Congress has a constitutional duty to provide rigorous oversight of the executive branch’s operations, and the Administration should not seek to hide information from Congress or otherwise prevent us from performing appropriate oversight.  This stonewalling only serves to undermine collaboration between the executive and legislative branches of our government on matters of national security.

We ask that you clarify the Administration’s position on the Open Skies Treaty and whether any White House official directed State and Defense Department personnel not to brief or discuss the Administration’s plans regarding the Open Skies Treaty with Congress.  On October 30, Deputy Secretary of State Sullivan testified that the Administration would consult with Congress and our allies prior to taking any decision to withdraw from the Treaty.
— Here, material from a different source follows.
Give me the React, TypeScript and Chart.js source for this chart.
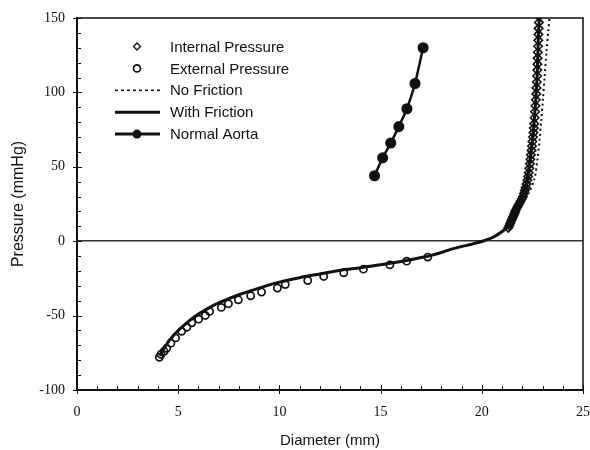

We appreciate this important commitment.

We ask that the Administration provide the Committees with detailed, written responses (with a classified annex, if necessary), followed by a briefing, no later than December 13, 2019 to the following:

An analysis of flights conducted by U.S. and allies and 2018 and 2019 under the treaty, as well as a description of the diplomatic, military, intelligence utility of the data collected, to include other aspects in addition to the imagery.

Details regarding mitigation measures in place for U.S. assets, located both inside and outside the United States, to address Open Skies collection risks posed by Open Skies Treaty overflights.

Communications from NATO allies and partners through diplomatic and military channels expressing their viewpoints of potential U.S. withdrawal from the Treaty.

It is our hope that we can work together to advance our national security interests. We request your personal engagement on this to ensure that the United States does not unwisely and rashly withdraw from the Open Skies Treaty, which continues to serve U.S., allied and partner national security interests.  We look forward to hearing from you immediately on any steps the Administration has taken pertaining to the Open Skies Treaty.